I like the java fern you have as well....click on my 28 gal tank and look at the front. There was like 6 small java fern plants when i originall planted and now its fully grown in


----------



## DiPpY eGgS (Mar 6, 2005)

Magnum HOT filters can be adjusted so they don't disturb the surface much, I'm pretty sure. 
If that is the case, it's fine.
The only thing wrong with surface agitation is CO2 loss, resulting in more needing to be pumped in to reach desirable levels.
If swords become very big, you can always gently uproot it, trim the roots way back, and leave 3 or so small leaves on it. Then you will have a small sword again.
The idea with a check valve is to keep water from flowing back into your regulator. I highly recommend that.
Dosing ferts is unique to your tank, depending on light, and other factors. When I want to learn how to dose one of my tanks, I'll check the NO3, and PO4 every day for a week or 2. That will tell you 1) how many ppm you are dosing, and 2) your plants nutrient uptake rate.
Don't forget to dose micros and iron







I dose a lot of nicros and iron because I have very high light, and I notice my plants get a yellowish, or even a white tinge to them when micros, especially iron is low

Scaping is all personal preferance, but I personally like hardscaping to be semi close together if there are only a few pieces in the tank. The Plants usually go small up front, medium in the middle, and tall in the back.
I like most of the medium plants to be around hardscaping, to create a focal point that draws the eye. Have fun with it!


----------



## russm4a3 (Aug 24, 2005)

Thank you for all the tips and ideas. Ill rescape this coming Thursday. I really like the look of amazons so I will either trim them back as Dippy suggested or uproot them and replant new ones. I started testing everyother day but have gone to every day to try and get a balance. My 3rd day I brain farted and adjusted my PO4 to 20 ppm instead of 2 (mixed it with nitrates) so I have been doing frequent water changes to bring them down. So far I have not had any algae....yet. Im sure its coming.
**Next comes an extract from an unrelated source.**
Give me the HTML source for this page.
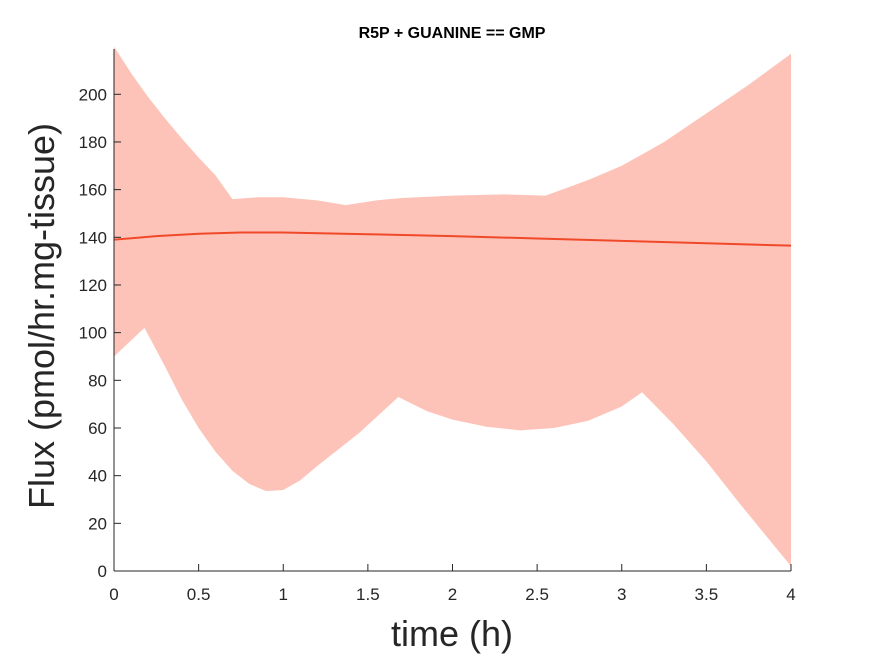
<!DOCTYPE html>
<html><head><meta charset="utf-8"><style>
body{margin:0;background:#fff;}
svg{display:block;font-family:"Liberation Sans",Arial,sans-serif;}
</style></head><body>
<svg id="chart" width="875" height="656" viewBox="0 0 875 656">
<rect width="875" height="656" fill="#fff"/>
<g id="plot"></g>
<g id="axes"></g>
<text x="452" y="38" text-anchor="middle" font-size="16" font-weight="bold" fill="#000">R5P + GUANINE == GMP</text>
<text x="452" y="646" text-anchor="middle" font-size="36" fill="#262626">time (h)</text>
<text transform="translate(54,316) rotate(-90)" text-anchor="middle" font-size="36" fill="#262626">Flux (pmol/hr.mg-tissue)</text>
</svg>
<script>
const upperX=[0,0.1,0.2,0.3,0.4,0.5,0.6,0.7,0.85,1.0,1.2,1.37,1.55,1.7,2.0,2.3,2.55,2.8,3.0,3.25,3.5,3.75,4];
const upperY=[220,209,199,190,181.5,173.5,166,156,156.8,156.8,155.5,153.5,155.5,156.5,157.5,158,157.5,164,170,180,192,204,217];
const lowerX=[0,0.18,0.3,0.4,0.5,0.6,0.7,0.8,0.9,1.0,1.1,1.2,1.45,1.68,1.85,2.0,2.2,2.4,2.6,2.8,3.0,3.12,3.3,3.5,3.7,3.85,4];
const lowerY=[90,102,86,72,60,50,42,36.5,33.5,34,38,44,58,73,67,63.5,60.5,59,60,63,69,75,62,46,28,15,2];
const meanX=[0,0.25,0.5,0.75,1,1.5,2,2.5,3,3.5,4];
const meanY=[139,140.5,141.5,142,142,141.3,140.5,139.5,138.5,137.5,136.5];
const xTicks=[0,0.5,1,1.5,2,2.5,3,3.5,4];
const xTickLabels=["0","0.5","1","1.5","2","2.5","3","3.5","4"];
const yTicks=[0,20,40,60,80,100,120,140,160,180,200];
const yTickLabels=["0","20","40","60","80","100","120","140","160","180","200"];

const X0=114,X1=791,Y0=571,YTOP=49,YMAX=219;
const sx=v=>X0+(X1-X0)*v/4;
const sy=v=>Y0-(Y0-YTOP)*v/YMAX;
const NS="http://www.w3.org/2000/svg";
const plot=document.getElementById('plot'),axes=document.getElementById('axes');

let d="M"+upperX.map((x,i)=>sx(x)+","+sy(upperY[i])).join(" L");
for(let i=lowerX.length-1;i>=0;i--) d+=" L"+sx(lowerX[i])+","+sy(lowerY[i]);
d+=" Z";
const band=document.createElementNS(NS,'path');
band.setAttribute('d',d);band.setAttribute('fill','#fdc3b9');


plot.appendChild(band);

const line=document.createElementNS(NS,'polyline');
line.setAttribute('points',meanX.map((x,i)=>sx(x)+","+sy(meanY[i])).join(" "));
line.setAttribute('fill','none');line.setAttribute('stroke','#f0492a');line.setAttribute('stroke-width','2');


plot.appendChild(line);

function mk(tag,attrs){const e=document.createElementNS(NS,tag);for(const k in attrs)e.setAttribute(k,attrs[k]);axes.appendChild(e);return e;}
const ax=mk('line',{x1:X0,y1:Y0,x2:X1,y2:Y0,stroke:'#262626','stroke-width':1});


const ay=mk('line',{x1:X0,y1:Y0,x2:X0,y2:YTOP,stroke:'#262626','stroke-width':1});


xTicks.forEach((v,i)=>{
  mk('line',{x1:sx(v),y1:Y0,x2:sx(v),y2:Y0-7,stroke:'#262626'});
  const t=mk('text',{x:sx(v),y:Y0+29,'text-anchor':'middle','font-size':17,fill:'#262626'});
  t.textContent=xTickLabels[i];
  
  
});
yTicks.forEach((v,i)=>{
  mk('line',{x1:X0,y1:sy(v),x2:X0+7,y2:sy(v),stroke:'#262626'});
  const t=mk('text',{x:X0-7,y:sy(v)+6,'text-anchor':'end','font-size':17,fill:'#262626'});
  t.textContent=yTickLabels[i];
  
  
});
</script>
</body></html>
I remember my other question Ive read not to bury the rhizome of java ferns or they will rot and the plant will day but the ferns came with almost no roots so do I need to pull them out of the ecocomplete? Is it okay to bury them in gravel since its not as compact?( i put some in a different tank).

Its been a lot more work then I am used to but the look of live plants is worth it.


----------



## SNAKEBITE (Oct 7, 2006)

your right your java fern will rot if buried...you can try and tie your java fern onto your driftwood,thats an ideal.


----------



## russm4a3 (Aug 24, 2005)

Well I ordered some more plants to add to the tank (I ordered far too many) oh well. I also sloped the substrate from back to front, removed the other piece of driftwood and changed out the magnum HOT for an XP3. I also removed all the java ferns and put them in my large tank and some of the anubias.























I have had problems with my vals....they all seem to be loosing the ends of their leaves they just turn light brown and practically dissolve off in my hand when I remove the dead stuff. I am not using excell and have 2 96 W 6700K lamps on 8 hours a day. I am running pressurized CO2 and until yesterday (have a nitrate spike of 80 today, dying vals perhaps or plants in shock after replanting?? )I had 20 ppm trates, 2 ppm phosphates, and was dosing K, FE, and trace minerals everyother day. I did a major water change and will do another one tomorrow if warranted. Any other reason why my vals are not doing well? I thought they were supposed to be pretty hardy.

Has anyone else had problems acclimating their serra to a planted tank? Before the lights my rhom ate every day now its only every 2 days or so. Maybe Im just over reacting.


----------